Ikrum obeyed. The lady’s healer moved in to pierce his left nostril and thread the brass ring with its garnet pendant into the opening. Only Ikrum got his piercing and nose ring from a healer. The other Vipers got theirs from Ikrum, who added the ring supplied by the lady and a dab of ointment that both cleaned the hole and stopped its ache.

The lady did not end her interest in the Vipers with presents of jewelry. Time after time the mute came to their den with her gifts: tunics, clean and in good condition, trousers or leggings, skirts, slippers, knives, food, coins for the hammam. Clean, wearing better clothes, the Vipers could enter the Grand Bazaar and Golden House in ones and twos, spying out targets for theft and taking them as they left the souks at night. Looking more prosperous, they were hired to deliver more messages and packages, which let them scout homes and shops to rob once the residents had forgotten the messenger boy or girl with the nose ring.

He’d thought for weeks she would tire of them eventually, until he realized the opposite was happening. The more reports he brought to her of successful thefts and robberies, of the small enlargements to their territory just south of Golden House, of fights they’d won, the greater her fascination. Her reactions to their setbacks grew more heated, as if disrespect of the Vipers was disrespect of her.

Ikrum sighed now, and scuffed the courtyard tiles with his foot. He was never sure if he was glad the lady had taken them up. The sister of the Gate Lords’ tesku was still forbidden to him. Viper life was more dangerous.

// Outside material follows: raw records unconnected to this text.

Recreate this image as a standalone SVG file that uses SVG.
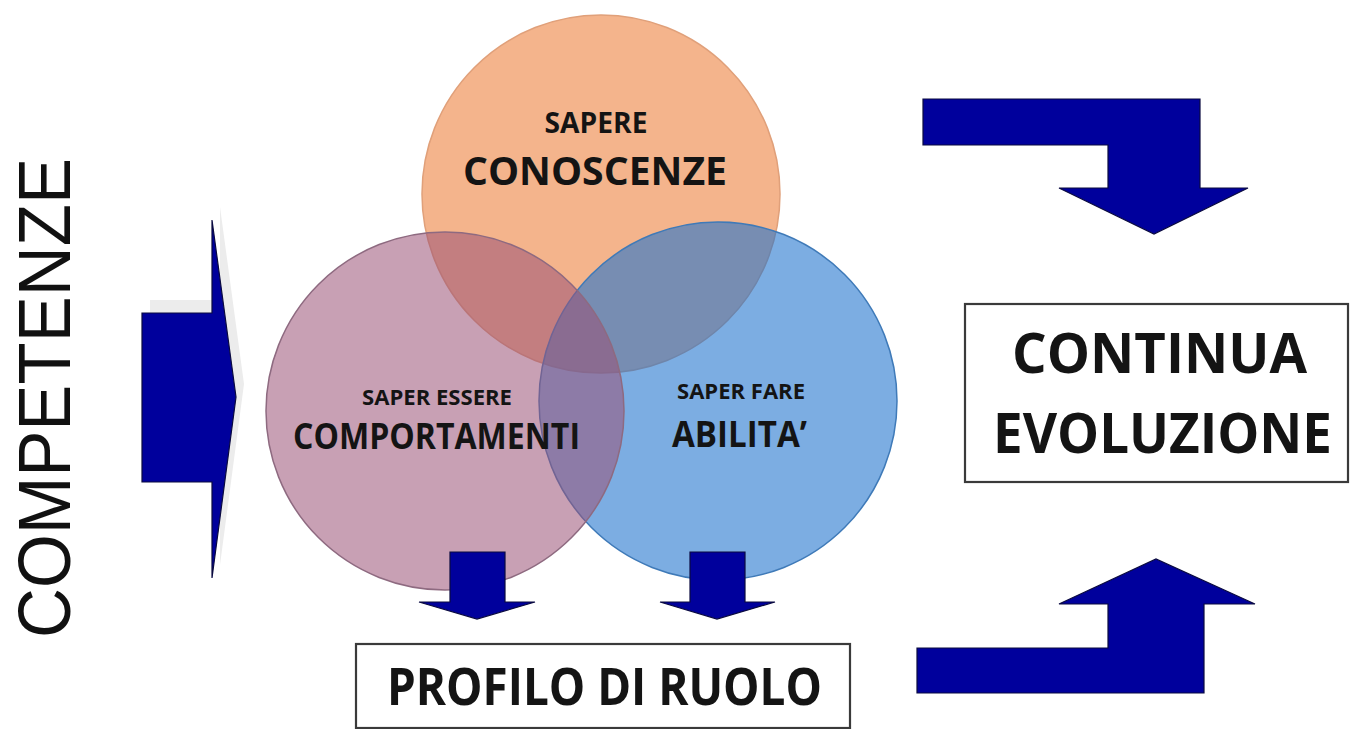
<svg xmlns="http://www.w3.org/2000/svg" width="1352" height="729" viewBox="0 0 1352 729">
<style>
.t{font-family:"Open Sans","Liberation Sans",sans-serif;font-weight:700;fill:#141414;text-anchor:middle}
.arr{fill:#00009C;stroke:#0A0A40;stroke-width:1.2;stroke-linejoin:miter}
.box{fill:#fff;stroke:#3a3a3a;stroke-width:2.2}
</style>
<rect width="1352" height="729" fill="#fff"/>
<g id="competenze-label">
<text transform="translate(70,638) rotate(-90)" font-family="'Liberation Sans',Arial,sans-serif" font-size="74" fill="#111" textLength="480" lengthAdjust="spacingAndGlyphs">COMPETENZE</text>
</g>
<g id="circles">
<g id="conoscenze">
<circle cx="601" cy="194" r="179" fill="#F4B48C" stroke="#E0A07A" stroke-width="1.5"/>
</g>
<g id="abilita">
<circle cx="718" cy="401" r="179" fill="#1E71CD" fill-opacity="0.58" stroke="#3F7AB8" stroke-width="1.5"/>
</g>
<g id="comportamenti">
<circle cx="445" cy="411" r="179" fill="#9B5277" fill-opacity="0.55" stroke="#8E6A80" stroke-width="1.5"/>
</g>
<text class="t" x="596" y="133" font-size="28" textLength="103" lengthAdjust="spacingAndGlyphs">SAPERE</text>
<text class="t" x="595" y="185" font-size="39" textLength="264" lengthAdjust="spacingAndGlyphs">CONOSCENZE</text>
<text class="t" x="437" y="405" font-size="21" textLength="150" lengthAdjust="spacingAndGlyphs">SAPER ESSERE</text>
<text class="t" x="436.5" y="449" font-size="36" textLength="287" lengthAdjust="spacingAndGlyphs">COMPORTAMENTI</text>
<text class="t" x="741" y="399" font-size="22" textLength="128" lengthAdjust="spacingAndGlyphs">SAPER FARE</text>
<text class="t" x="739.5" y="447" font-size="36" textLength="135" lengthAdjust="spacingAndGlyphs">ABILITA’</text>
</g>
<g id="profilo">
<rect class="box" x="356" y="644" width="494" height="84"/>
<text class="t" x="604.5" y="705" font-size="52" textLength="435" lengthAdjust="spacingAndGlyphs">PROFILO DI RUOLO</text>
</g>
<g id="evoluzione">
<rect class="box" x="965" y="304" width="383" height="178"/>
<text class="t" x="1159.5" y="373" font-size="56" textLength="295" lengthAdjust="spacingAndGlyphs">CONTINUA</text>
<text class="t" x="1162.5" y="453" font-size="55" textLength="339" lengthAdjust="spacingAndGlyphs">EVOLUZIONE</text>
</g>
<g id="connectors">
<polygon points="150,300 220,300 220,207 244,384 220,565 220,469 150,469" fill="#ececec"/>
<polygon class="arr" points="142,313 212,313 212,220 236,397 212,578 212,482 142,482"/>
<polygon class="arr" points="450,552 505,552 505,602 535,602 477,619 419,602 450,602"/>
<polygon class="arr" points="690,552 745,552 745,602 775,602 717,619 660,602 690,602"/>
<polygon class="arr" points="923,99 1200,99 1200,188 1248,188 1154,234 1059,188 1108,188 1108,145 923,145"/>
<polygon class="arr" points="917,693 1204,693 1204,604 1255,604 1156,559 1059,604 1108,604 1108,648 917,648"/>
</g>
</svg>
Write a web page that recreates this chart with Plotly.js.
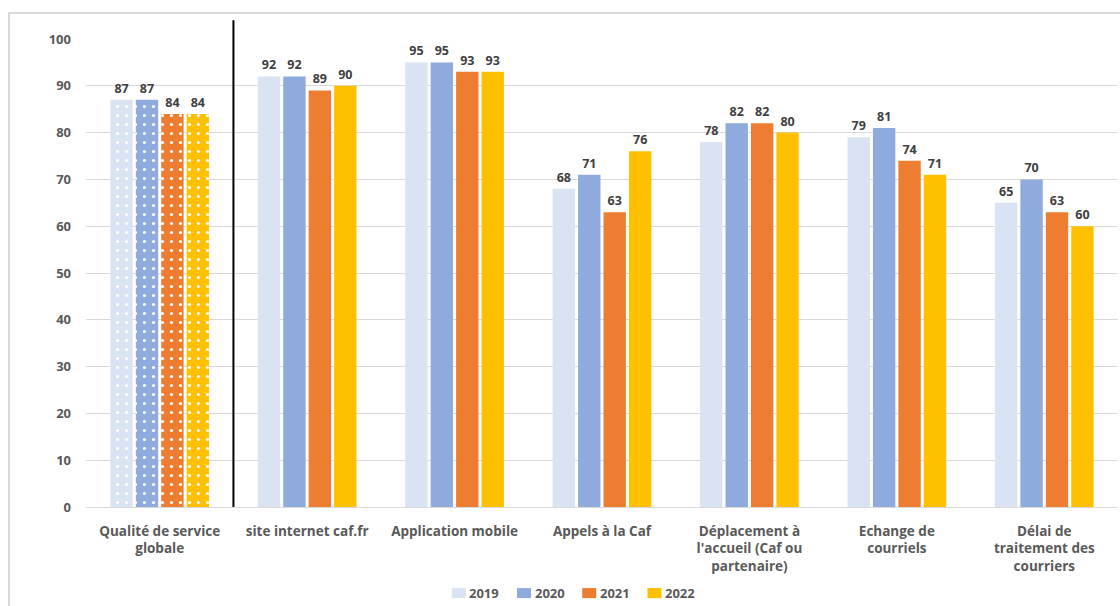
<!DOCTYPE html>
<html>
<head>
<meta charset="utf-8">
<script src="https://cdn.plot.ly/plotly-3.0.1.min.js"></script>
<style>
  html, body { margin: 0; padding: 0; overflow: hidden; background: #fff; }
  #frame { position: absolute; left: 8px; top: 12px; width: 1200px; height: 700px;
           border: 2px solid #d9d9d9; box-sizing: border-box; }
  #chart { position: absolute; left: 0; top: 0; width: 1120px; height: 606px; }
</style>
</head>
<body>
<div id="frame"></div>
<div id="chart"></div>
<script>
// Satisfaction par canal de contact, 2019-2022
const categories = [
  "Qualité de service<br>globale",
  "site internet caf.fr",
  "Application mobile",
  "Appels à la Caf",
  "Déplacement à<br>l'accueil (Caf ou<br>partenaire)",
  "Echange de<br>courriels",
  "Délai de<br>traitement des<br>courriers"
];
const years = ["2019", "2020", "2021", "2022"];
const values2019 = [87, 92, 95, 68, 78, 79, 65];
const values2020 = [87, 92, 95, 71, 82, 81, 70];
const values2021 = [84, 89, 93, 63, 82, 74, 63];
const values2022 = [84, 90, 93, 76, 80, 71, 60];
const yTicks = [0, 10, 20, 30, 40, 50, 60, 70, 80, 90, 100];

const seriesValues = [values2019, values2020, values2021, values2022];
const colors = ["#dae3f3", "#8faadc", "#ed7d31", "#ffc000"];
const fontFamily = "'Open Sans', Lato, sans-serif";
const labelFont = (size, color) => ({ family: fontFamily, size: size, color: color, weight: "bold" });

const traces = [];
years.forEach((yr, k) => {
  const vals = seriesValues[k];
  // overall quality (first category) is drawn with a dotted fill
  traces.push({
    type: "bar",
    name: yr,
    x: categories.slice(0, 1),
    y: vals.slice(0, 1),
    text: vals.slice(0, 1).map(String),
    textposition: "outside",
    cliponaxis: false,
    textfont: labelFont(12.5, "#404040"),
    offsetgroup: yr,
    marker: {
      color: colors[k],
      line: { width: 0 },
      pattern: { shape: ".", fgcolor: "#ffffff", bgcolor: colors[k], size: 9, solidity: 0.1, fillmode: "replace" }
    }
  });
  // the individual channels use a solid fill
  traces.push({
    type: "bar",
    name: yr,
    x: categories.slice(1),
    y: vals.slice(1),
    text: vals.slice(1).map(String),
    textposition: "outside",
    cliponaxis: false,
    textfont: labelFont(12.5, "#404040"),
    offsetgroup: yr,
    marker: { color: colors[k], line: { width: 0 } }
  });
});

// compact legend row under the axis: a swatch followed by the year
const legendX0 = 0.3544;     // left edge of the first swatch (paper units)
const legendStep = 0.0632;   // distance between entries
const swatchW = 0.0136, legendY = -0.184, swatchH = 0.0214;
const legendShapes = years.map((yr, k) => ({
  type: "rect", xref: "paper", yref: "paper",
  x0: legendX0 + k * legendStep, x1: legendX0 + k * legendStep + swatchW,
  y0: legendY - swatchH / 2, y1: legendY + swatchH / 2,
  fillcolor: colors[k], line: { width: 0 }
}));
const legendLabels = years.map((yr, k) => ({
  xref: "paper", yref: "paper",
  x: legendX0 + k * legendStep + swatchW + 0.0015, y: legendY,
  xanchor: "left", yanchor: "middle",
  text: yr, showarrow: false,
  font: labelFont(13, "#595959")
}));

const layout = {
  width: 1120,
  height: 606,
  margin: { l: 86, r: 2, t: 39, b: 99, autoexpand: false },
  paper_bgcolor: "rgba(0,0,0,0)",
  plot_bgcolor: "rgba(0,0,0,0)",
  barmode: "group",
  bargap: 0.31,
  bargroupgap: 0.12,
  font: { family: fontFamily, color: "#595959" },
  xaxis: {
    type: "category",
    categoryorder: "array",
    categoryarray: categories,
    showgrid: false,
    showline: false,
    ticks: "",
    ticklabelstandoff: 14,
    tickfont: labelFont(13.5, "#595959"),
    automargin: false
  },
  yaxis: {
    range: [0, 100],
    tickvals: yTicks,
    ticktext: yTicks.map(String),
    showgrid: true,
    gridcolor: "#d9d9d9",
    gridwidth: 1,
    zeroline: true,
    zerolinecolor: "#d9d9d9",
    zerolinewidth: 1,
    showline: false,
    ticks: "",
    ticklabelstandoff: 14,
    tickfont: labelFont(13, "#595959"),
    fixedrange: true,
    automargin: false
  },
  showlegend: false,
  annotations: legendLabels,
  shapes: [{
    type: "line",
    xref: "x",
    yref: "paper",
    x0: 0.5, x1: 0.5,
    y0: 0, y1: 1.04,
    line: { color: "#000000", width: 2 }
  }].concat(legendShapes)
};

Plotly.newPlot("chart", traces, layout, { displayModeBar: false, staticPlot: true });
</script>
</body>
</html>
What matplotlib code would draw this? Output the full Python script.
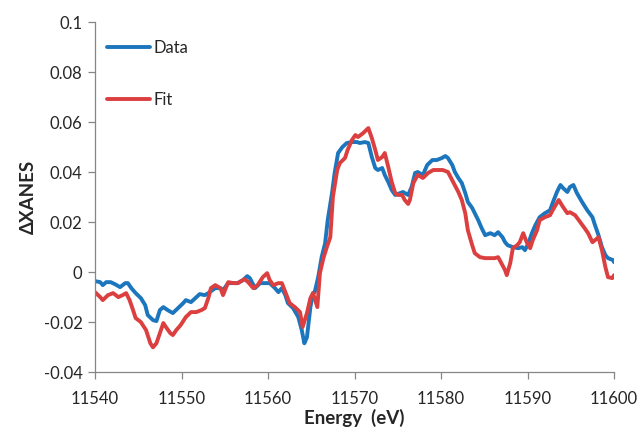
#!/usr/bin/env python
import matplotlib
matplotlib.use("Agg")
import matplotlib.pyplot as plt
from matplotlib.ticker import FuncFormatter

# Data
data_energy = [11540.0, 11540.6, 11540.9, 11541.3, 11541.8, 11542.3, 11542.9, 11543.5,
               11543.8, 11544.2, 11544.7, 11545.3, 11545.8, 11546.1, 11546.7, 11547.1,
               11547.5, 11547.9, 11548.4, 11549.0, 11549.6, 11550.2, 11550.5, 11551.1,
               11551.6, 11552.1, 11552.7, 11553.1, 11553.9, 11554.5, 11554.8, 11555.4,
               11556.0, 11556.5, 11557.1, 11557.6, 11557.9, 11558.5, 11559.1, 11559.7,
               11560.2, 11560.8, 11561.2, 11561.6, 11562.0, 11562.3, 11562.9, 11563.5,
               11563.9, 11564.2, 11564.5, 11564.9, 11565.2, 11565.4, 11565.8, 11566.2,
               11566.6, 11566.9, 11567.4, 11567.7, 11568.1, 11568.6, 11569.1, 11569.7,
               11570.3, 11570.6, 11571.2, 11571.6, 11572.0, 11572.4, 11572.7, 11573.2,
               11573.5, 11573.9, 11574.3, 11574.7, 11575.3, 11575.6, 11576.2, 11576.6,
               11577.0, 11577.3, 11577.9, 11578.4, 11579.0, 11579.5, 11580.1, 11580.5,
               11580.8, 11581.3, 11581.6, 11582.0, 11582.4, 11582.8, 11583.1, 11583.6,
               11583.9, 11584.3, 11584.7, 11585.1, 11585.7, 11586.2, 11586.6, 11587.1,
               11587.4, 11587.7, 11588.3, 11588.9, 11589.4, 11589.7, 11590.1, 11590.5,
               11590.9, 11591.4, 11592.0, 11592.6, 11592.9, 11593.4, 11593.8, 11594.1,
               11594.6, 11594.9, 11595.3, 11595.7, 11596.3, 11596.9, 11597.5, 11597.8,
               11598.2, 11598.6, 11599.0, 11599.3, 11599.9, 11600.0]
data_values = [-0.0036, -0.0040, -0.0052, -0.0040, -0.0040, -0.0048, -0.0060, -0.0044,
               -0.0044, -0.0064, -0.0084, -0.0104, -0.0132, -0.0172, -0.0192, -0.0196,
               -0.0152, -0.0140, -0.0152, -0.0164, -0.0144, -0.0124, -0.0112, -0.0120,
               -0.0104, -0.0088, -0.0092, -0.0084, -0.0064, -0.0064, -0.0072, -0.0044,
               -0.0044, -0.0044, -0.0032, -0.0016, -0.0024, -0.0064, -0.0044, -0.0044,
               -0.0044, -0.0064, -0.0080, -0.0064, -0.0092, -0.0124, -0.0144, -0.0180,
               -0.0232, -0.0285, -0.0261, -0.0140, -0.0084, -0.0080, -0.0020, 0.0060,
               0.0116, 0.0208, 0.0317, 0.0397, 0.0477, 0.0501, 0.0517, 0.0521,
               0.0521, 0.0517, 0.0521, 0.0517, 0.0461, 0.0417, 0.0409, 0.0417,
               0.0389, 0.0361, 0.0329, 0.0309, 0.0317, 0.0321, 0.0309, 0.0341,
               0.0397, 0.0401, 0.0389, 0.0429, 0.0449, 0.0449, 0.0457, 0.0465,
               0.0457, 0.0429, 0.0401, 0.0377, 0.0357, 0.0317, 0.0281, 0.0257,
               0.0236, 0.0208, 0.0176, 0.0148, 0.0156, 0.0148, 0.0160, 0.0140,
               0.0120, 0.0108, 0.0100, 0.0096, 0.0100, 0.0088, 0.0116, 0.0156,
               0.0188, 0.0220, 0.0236, 0.0248, 0.0277, 0.0321, 0.0349, 0.0337,
               0.0321, 0.0341, 0.0349, 0.0317, 0.0281, 0.0248, 0.0220, 0.0188,
               0.0148, 0.0100, 0.0068, 0.0056, 0.0048, 0.0040]

fit_energy = [11540.0, 11540.6, 11540.9, 11541.5, 11542.1, 11542.7, 11543.2, 11543.6,
              11544.0, 11544.4, 11544.7, 11545.3, 11545.9, 11546.4, 11546.7, 11547.1,
              11547.5, 11547.9, 11548.2, 11548.7, 11549.0, 11549.4, 11549.9, 11550.5,
              11551.1, 11551.7, 11552.3, 11552.7, 11553.1, 11553.4, 11553.9, 11554.5,
              11554.8, 11555.4, 11556.0, 11556.5, 11557.3, 11557.7, 11558.3, 11558.8,
              11559.4, 11559.9, 11560.2, 11560.6, 11561.2, 11561.6, 11562.0, 11562.5,
              11563.1, 11563.7, 11564.0, 11564.5, 11564.9, 11565.2, 11565.7, 11566.0,
              11566.4, 11566.8, 11567.2, 11567.5, 11568.0, 11568.3, 11568.9, 11569.2,
              11569.7, 11570.1, 11570.4, 11571.0, 11571.6, 11572.0, 11572.4, 11572.7,
              11573.2, 11573.5, 11573.9, 11574.3, 11574.7, 11575.0, 11575.5, 11575.8,
              11576.2, 11576.4, 11576.8, 11577.3, 11577.9, 11578.5, 11579.1, 11579.7,
              11580.2, 11580.8, 11581.4, 11582.0, 11582.4, 11582.8, 11583.1, 11583.6,
              11583.9, 11584.5, 11585.1, 11585.7, 11586.2, 11586.6, 11587.1, 11587.4,
              11587.6, 11588.0, 11588.3, 11588.8, 11589.1, 11589.5, 11589.9, 11590.3,
              11590.6, 11591.1, 11591.4, 11592.0, 11592.6, 11592.9, 11593.4, 11593.6,
              11594.1, 11594.6, 11594.9, 11595.5, 11596.1, 11596.6, 11597.0, 11597.5,
              11597.8, 11598.2, 11598.6, 11599.0, 11599.3, 11599.8, 11600.0]
fit_values = [-0.0080, -0.0100, -0.0112, -0.0092, -0.0084, -0.0100, -0.0092, -0.0084,
              -0.0112, -0.0152, -0.0184, -0.0200, -0.0232, -0.0285, -0.0301, -0.0285,
              -0.0244, -0.0204, -0.0220, -0.0244, -0.0252, -0.0232, -0.0212, -0.0180,
              -0.0160, -0.0160, -0.0152, -0.0144, -0.0104, -0.0064, -0.0052, -0.0064,
              -0.0092, -0.0040, -0.0044, -0.0044, -0.0028, -0.0040, -0.0064, -0.0052,
              -0.0020, -0.0004, -0.0032, -0.0052, -0.0044, -0.0044, -0.0080, -0.0124,
              -0.0140, -0.0160, -0.0220, -0.0164, -0.0104, -0.0084, -0.0140, -0.0004,
              0.0056, 0.0100, 0.0140, 0.0301, 0.0409, 0.0437, 0.0457, 0.0489,
              0.0529, 0.0549, 0.0541, 0.0557, 0.0577, 0.0537, 0.0489, 0.0449,
              0.0461, 0.0477, 0.0421, 0.0361, 0.0317, 0.0309, 0.0309, 0.0289,
              0.0273, 0.0289, 0.0357, 0.0389, 0.0377, 0.0397, 0.0409, 0.0409,
              0.0409, 0.0401, 0.0361, 0.0321, 0.0289, 0.0236, 0.0168, 0.0108,
              0.0076, 0.0060, 0.0056, 0.0056, 0.0056, 0.0060, 0.0028, 0.0008,
              -0.0012, 0.0036, 0.0096, 0.0108, 0.0120, 0.0156, 0.0120, 0.0096,
              0.0128, 0.0168, 0.0208, 0.0220, 0.0228, 0.0248, 0.0277, 0.0289,
              0.0261, 0.0236, 0.0240, 0.0228, 0.0200, 0.0176, 0.0156, 0.0120,
              0.0128, 0.0140, 0.0088, 0.0020, -0.0020, -0.0024, -0.0012]

x_ticks = [11540, 11550, 11560, 11570, 11580, 11590, 11600]
y_ticks = [-0.04, -0.02, 0, 0.02, 0.04, 0.06, 0.08, 0.1]

BLUE = "#1b76bd"
RED = "#dc3f3f"
AXIS_GRAY = "#868686"
TEXT = "#262626"

plt.rcParams['font.family'] = ['Lato', 'DejaVu Sans']

fig = plt.figure(figsize=(6.44, 4.40), dpi=100)
ax = fig.add_axes([0.1475, 0.1545, 0.806, 0.7945])

ax.plot(data_energy, data_values, color=BLUE, linewidth=2.8, label="Data",
        solid_joinstyle='round', solid_capstyle='round')
ax.plot(fit_energy, fit_values, color=RED, linewidth=2.8, label="Fit",
        solid_joinstyle='round', solid_capstyle='round')

ax.set_xlim(11540, 11600)
ax.set_ylim(-0.04, 0.1)
ax.set_xticks(x_ticks)
ax.set_yticks(y_ticks)
ax.yaxis.set_major_formatter(FuncFormatter(lambda v, p: "%g" % round(v, 4) if abs(v) > 1e-9 else "0"))

for side in ("top", "right"):
    ax.spines[side].set_visible(False)
for side in ("left", "bottom"):
    ax.spines[side].set_color(AXIS_GRAY)
    ax.spines[side].set_linewidth(0.9)
ax.tick_params(axis='both', direction='out', length=5, width=0.9,
               color=AXIS_GRAY, labelsize=12, labelcolor=TEXT)
ax.tick_params(axis='y', pad=4)
ax.tick_params(axis='x', pad=9)

ax.set_xlabel("Energy  (eV)", fontsize=13.5, fontweight='bold', color=TEXT, labelpad=1)
ax.set_ylabel("\u0394XANES", fontsize=13.5, fontweight='bold', color=TEXT, labelpad=5)

leg = ax.legend(loc='upper left', bbox_to_anchor=(0.0, 0.984), frameon=False,
                fontsize=12, handlelength=2.6, handletextpad=0.2, labelspacing=2.15,
                borderaxespad=0.3)
for t in leg.get_texts():
    t.set_color(TEXT)

fig.savefig("out.png", dpi=100)
plt.close(fig)
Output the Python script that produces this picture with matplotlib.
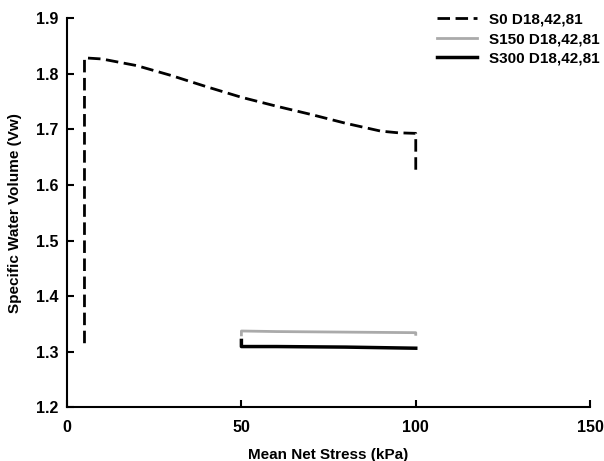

Sometimes the lady frightened him.

And weren’t the tiles blue yesterday? Today they were red. Uneasy, he spat on his hand to rid himself of unpleasant ideas, then carefully wiped his palm inside his trouser pockets. The lady did not like it when Vipers spat.

“Ikrum, you are early,” she said, walking out into the sun. “I hope you have no disasters to report.” She sat on her couch gracefully, veils floating cloudlike around her. Her skirts, sari, and head veil were dull gold today, her short blouse a pale orange. Ikrum went to his knees, then lowered his forehead until he was a hair above the red tiles. For some reason he didn’t want them touching his face.

From here he could see that gilt designs were pressed into the leather of her slippers. A heavy gold ring cupped one of her ankles. She wore bracelets, too, heavy earrings, and a chain hung with canary diamonds between her nose and left ear. Why did she care about their thefts, when she wore more jewels than they might ever steal?

She reminded him of a goddess’s golden statue - not Lailan of the Rivers and Rain, who was draped in blue and green and whose kindness shone form her face, but some eknub goddess, some distant queen of the skies. How could he worship and hate her at the same time? Ikrum wondered feverishly. Was it possible to feel two different emotions for someone? Fear and hate he knew, or he’d thought he’d known them before meeting her. But worship, admiration … Orlana accused him of being in love with the lady, but the thought made his skin creep. He wondered if her husbands - she’d had two - had died of natural causes. His private nightmare was that she had bitten their heads off while embracing them.

She left him with his forehead to the ground, waiting for her maid to arrange the cushions at her back and to pour her a cup of wine. Once the maid had crossed the garden to a point where she could see if her mistress wanted her but could not hear, the lady ordered, “Report.”